_Task objective_
From the first line of the data down to and including the line with "const hontzeasErrMinus = [0.65e-3,0.95e-3,1.3e-3,1.7e-3];", copy everything exactly, leaving out pictures.
** Start Supplied data **
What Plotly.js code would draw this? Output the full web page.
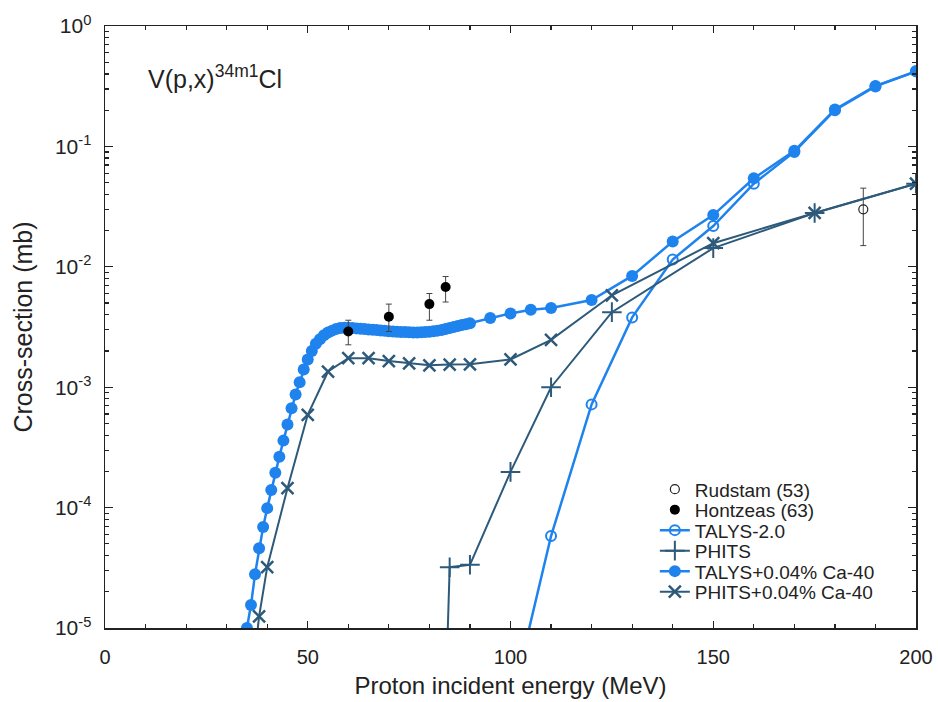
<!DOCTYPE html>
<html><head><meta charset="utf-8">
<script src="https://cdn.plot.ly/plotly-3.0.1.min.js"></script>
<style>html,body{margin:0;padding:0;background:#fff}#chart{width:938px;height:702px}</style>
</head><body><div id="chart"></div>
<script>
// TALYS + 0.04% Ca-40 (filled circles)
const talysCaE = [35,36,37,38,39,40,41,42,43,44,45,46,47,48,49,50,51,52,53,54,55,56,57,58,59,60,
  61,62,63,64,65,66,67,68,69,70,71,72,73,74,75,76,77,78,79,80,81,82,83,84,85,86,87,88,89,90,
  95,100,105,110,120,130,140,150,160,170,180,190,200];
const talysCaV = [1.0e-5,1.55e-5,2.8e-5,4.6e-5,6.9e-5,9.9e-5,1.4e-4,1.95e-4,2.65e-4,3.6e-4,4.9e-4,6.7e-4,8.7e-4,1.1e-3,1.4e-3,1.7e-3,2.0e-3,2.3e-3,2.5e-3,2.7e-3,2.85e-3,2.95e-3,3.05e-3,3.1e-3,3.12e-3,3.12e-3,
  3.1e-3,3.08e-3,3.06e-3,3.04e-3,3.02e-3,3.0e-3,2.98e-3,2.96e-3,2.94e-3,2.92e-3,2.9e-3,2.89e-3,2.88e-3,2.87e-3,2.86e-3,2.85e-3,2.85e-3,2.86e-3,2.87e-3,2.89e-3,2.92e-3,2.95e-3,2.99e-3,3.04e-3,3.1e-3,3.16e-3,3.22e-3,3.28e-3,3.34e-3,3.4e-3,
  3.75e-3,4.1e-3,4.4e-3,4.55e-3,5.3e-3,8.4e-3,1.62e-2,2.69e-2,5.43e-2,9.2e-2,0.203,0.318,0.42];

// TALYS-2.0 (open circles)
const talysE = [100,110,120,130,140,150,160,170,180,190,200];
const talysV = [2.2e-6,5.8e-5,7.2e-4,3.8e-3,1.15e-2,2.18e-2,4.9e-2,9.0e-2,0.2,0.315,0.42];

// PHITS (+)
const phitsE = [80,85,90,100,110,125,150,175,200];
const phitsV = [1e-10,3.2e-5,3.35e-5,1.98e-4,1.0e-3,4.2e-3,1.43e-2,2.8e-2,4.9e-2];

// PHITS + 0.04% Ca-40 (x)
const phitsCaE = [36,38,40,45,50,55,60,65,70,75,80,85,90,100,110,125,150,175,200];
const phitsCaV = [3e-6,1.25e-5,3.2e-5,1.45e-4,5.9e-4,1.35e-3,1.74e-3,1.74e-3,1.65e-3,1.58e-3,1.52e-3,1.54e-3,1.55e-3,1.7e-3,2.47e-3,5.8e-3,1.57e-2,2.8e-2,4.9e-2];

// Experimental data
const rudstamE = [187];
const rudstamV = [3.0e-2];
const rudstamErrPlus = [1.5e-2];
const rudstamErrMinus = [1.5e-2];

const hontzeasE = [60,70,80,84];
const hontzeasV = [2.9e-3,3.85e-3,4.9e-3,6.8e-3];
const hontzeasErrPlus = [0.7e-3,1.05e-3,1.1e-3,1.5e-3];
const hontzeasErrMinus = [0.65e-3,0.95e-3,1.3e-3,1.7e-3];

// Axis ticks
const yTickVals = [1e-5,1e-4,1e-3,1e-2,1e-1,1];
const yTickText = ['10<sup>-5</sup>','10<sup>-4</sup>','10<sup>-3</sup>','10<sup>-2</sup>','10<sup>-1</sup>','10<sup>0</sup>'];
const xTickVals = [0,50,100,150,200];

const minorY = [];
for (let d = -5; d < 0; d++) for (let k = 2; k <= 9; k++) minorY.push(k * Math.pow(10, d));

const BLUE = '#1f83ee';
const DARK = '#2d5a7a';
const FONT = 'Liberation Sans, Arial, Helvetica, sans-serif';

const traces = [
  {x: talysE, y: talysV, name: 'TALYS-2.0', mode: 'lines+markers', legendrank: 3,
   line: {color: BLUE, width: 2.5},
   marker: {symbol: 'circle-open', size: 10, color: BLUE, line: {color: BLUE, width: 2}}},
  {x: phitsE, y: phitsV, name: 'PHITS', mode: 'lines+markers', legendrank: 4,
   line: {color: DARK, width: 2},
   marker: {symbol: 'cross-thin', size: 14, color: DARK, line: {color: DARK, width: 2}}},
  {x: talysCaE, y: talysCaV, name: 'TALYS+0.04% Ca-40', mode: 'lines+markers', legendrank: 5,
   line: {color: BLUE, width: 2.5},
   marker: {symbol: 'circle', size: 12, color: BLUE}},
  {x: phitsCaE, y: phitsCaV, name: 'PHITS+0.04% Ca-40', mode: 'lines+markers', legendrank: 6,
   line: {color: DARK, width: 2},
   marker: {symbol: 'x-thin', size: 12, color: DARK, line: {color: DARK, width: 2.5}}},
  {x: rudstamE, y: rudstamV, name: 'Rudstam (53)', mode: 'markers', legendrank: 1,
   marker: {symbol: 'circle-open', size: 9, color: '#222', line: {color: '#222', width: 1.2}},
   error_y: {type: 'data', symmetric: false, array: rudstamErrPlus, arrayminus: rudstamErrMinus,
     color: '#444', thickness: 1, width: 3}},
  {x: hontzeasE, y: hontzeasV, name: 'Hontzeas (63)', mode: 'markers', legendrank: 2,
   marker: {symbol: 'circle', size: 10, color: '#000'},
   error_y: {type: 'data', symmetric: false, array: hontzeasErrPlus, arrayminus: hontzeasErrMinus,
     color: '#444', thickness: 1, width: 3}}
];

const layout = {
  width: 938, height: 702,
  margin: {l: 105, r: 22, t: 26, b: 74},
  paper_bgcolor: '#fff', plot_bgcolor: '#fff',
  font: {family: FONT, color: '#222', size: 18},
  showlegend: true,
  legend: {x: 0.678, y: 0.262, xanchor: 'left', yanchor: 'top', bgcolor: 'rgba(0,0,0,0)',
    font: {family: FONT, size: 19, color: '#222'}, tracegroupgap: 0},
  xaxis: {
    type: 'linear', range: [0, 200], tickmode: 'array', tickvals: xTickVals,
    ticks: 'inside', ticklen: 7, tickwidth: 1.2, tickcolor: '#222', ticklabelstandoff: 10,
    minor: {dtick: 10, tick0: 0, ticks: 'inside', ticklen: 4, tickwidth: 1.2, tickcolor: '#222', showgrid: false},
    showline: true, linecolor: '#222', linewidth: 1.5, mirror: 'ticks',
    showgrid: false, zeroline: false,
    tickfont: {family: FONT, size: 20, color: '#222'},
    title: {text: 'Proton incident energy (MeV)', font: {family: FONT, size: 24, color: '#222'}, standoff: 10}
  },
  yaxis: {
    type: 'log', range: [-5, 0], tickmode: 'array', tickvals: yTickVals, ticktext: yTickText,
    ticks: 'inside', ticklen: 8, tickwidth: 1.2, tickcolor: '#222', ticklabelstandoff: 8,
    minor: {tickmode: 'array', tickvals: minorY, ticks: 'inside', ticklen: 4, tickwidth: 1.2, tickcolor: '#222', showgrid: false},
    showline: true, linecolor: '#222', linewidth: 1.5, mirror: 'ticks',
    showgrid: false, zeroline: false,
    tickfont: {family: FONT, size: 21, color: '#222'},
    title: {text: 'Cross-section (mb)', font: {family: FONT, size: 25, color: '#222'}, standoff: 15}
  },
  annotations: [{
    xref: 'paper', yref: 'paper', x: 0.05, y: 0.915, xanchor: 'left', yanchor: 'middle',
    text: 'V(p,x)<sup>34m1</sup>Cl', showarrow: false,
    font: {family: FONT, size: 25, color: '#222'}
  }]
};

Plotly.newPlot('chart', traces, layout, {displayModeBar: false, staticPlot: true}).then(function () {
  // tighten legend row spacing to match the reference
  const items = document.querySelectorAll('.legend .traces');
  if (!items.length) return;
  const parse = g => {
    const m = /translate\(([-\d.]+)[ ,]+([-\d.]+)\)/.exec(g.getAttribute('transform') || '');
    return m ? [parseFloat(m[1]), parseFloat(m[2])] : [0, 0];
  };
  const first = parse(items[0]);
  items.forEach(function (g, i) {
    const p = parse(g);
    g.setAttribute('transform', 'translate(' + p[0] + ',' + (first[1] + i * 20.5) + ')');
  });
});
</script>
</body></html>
** End Supplied data **
_Correct output_
What Plotly.js code would draw this? Output the full web page.
<!DOCTYPE html>
<html><head><meta charset="utf-8">
<script src="https://cdn.plot.ly/plotly-3.0.1.min.js"></script>
<style>html,body{margin:0;padding:0;background:#fff}#chart{width:938px;height:702px}</style>
</head><body><div id="chart"></div>
<script>
// TALYS + 0.04% Ca-40 (filled circles)
const talysCaE = [35,36,37,38,39,40,41,42,43,44,45,46,47,48,49,50,51,52,53,54,55,56,57,58,59,60,
  61,62,63,64,65,66,67,68,69,70,71,72,73,74,75,76,77,78,79,80,81,82,83,84,85,86,87,88,89,90,
  95,100,105,110,120,130,140,150,160,170,180,190,200];
const talysCaV = [1.0e-5,1.55e-5,2.8e-5,4.6e-5,6.9e-5,9.9e-5,1.4e-4,1.95e-4,2.65e-4,3.6e-4,4.9e-4,6.7e-4,8.7e-4,1.1e-3,1.4e-3,1.7e-3,2.0e-3,2.3e-3,2.5e-3,2.7e-3,2.85e-3,2.95e-3,3.05e-3,3.1e-3,3.12e-3,3.12e-3,
  3.1e-3,3.08e-3,3.06e-3,3.04e-3,3.02e-3,3.0e-3,2.98e-3,2.96e-3,2.94e-3,2.92e-3,2.9e-3,2.89e-3,2.88e-3,2.87e-3,2.86e-3,2.85e-3,2.85e-3,2.86e-3,2.87e-3,2.89e-3,2.92e-3,2.95e-3,2.99e-3,3.04e-3,3.1e-3,3.16e-3,3.22e-3,3.28e-3,3.34e-3,3.4e-3,
  3.75e-3,4.1e-3,4.4e-3,4.55e-3,5.3e-3,8.4e-3,1.62e-2,2.69e-2,5.43e-2,9.2e-2,0.203,0.318,0.42];

// TALYS-2.0 (open circles)
const talysE = [100,110,120,130,140,150,160,170,180,190,200];
const talysV = [2.2e-6,5.8e-5,7.2e-4,3.8e-3,1.15e-2,2.18e-2,4.9e-2,9.0e-2,0.2,0.315,0.42];

// PHITS (+)
const phitsE = [80,85,90,100,110,125,150,175,200];
const phitsV = [1e-10,3.2e-5,3.35e-5,1.98e-4,1.0e-3,4.2e-3,1.43e-2,2.8e-2,4.9e-2];

// PHITS + 0.04% Ca-40 (x)
const phitsCaE = [36,38,40,45,50,55,60,65,70,75,80,85,90,100,110,125,150,175,200];
const phitsCaV = [3e-6,1.25e-5,3.2e-5,1.45e-4,5.9e-4,1.35e-3,1.74e-3,1.74e-3,1.65e-3,1.58e-3,1.52e-3,1.54e-3,1.55e-3,1.7e-3,2.47e-3,5.8e-3,1.57e-2,2.8e-2,4.9e-2];

// Experimental data
const rudstamE = [187];
const rudstamV = [3.0e-2];
const rudstamErrPlus = [1.5e-2];
const rudstamErrMinus = [1.5e-2];

const hontzeasE = [60,70,80,84];
const hontzeasV = [2.9e-3,3.85e-3,4.9e-3,6.8e-3];
const hontzeasErrPlus = [0.7e-3,1.05e-3,1.1e-3,1.5e-3];
const hontzeasErrMinus = [0.65e-3,0.95e-3,1.3e-3,1.7e-3];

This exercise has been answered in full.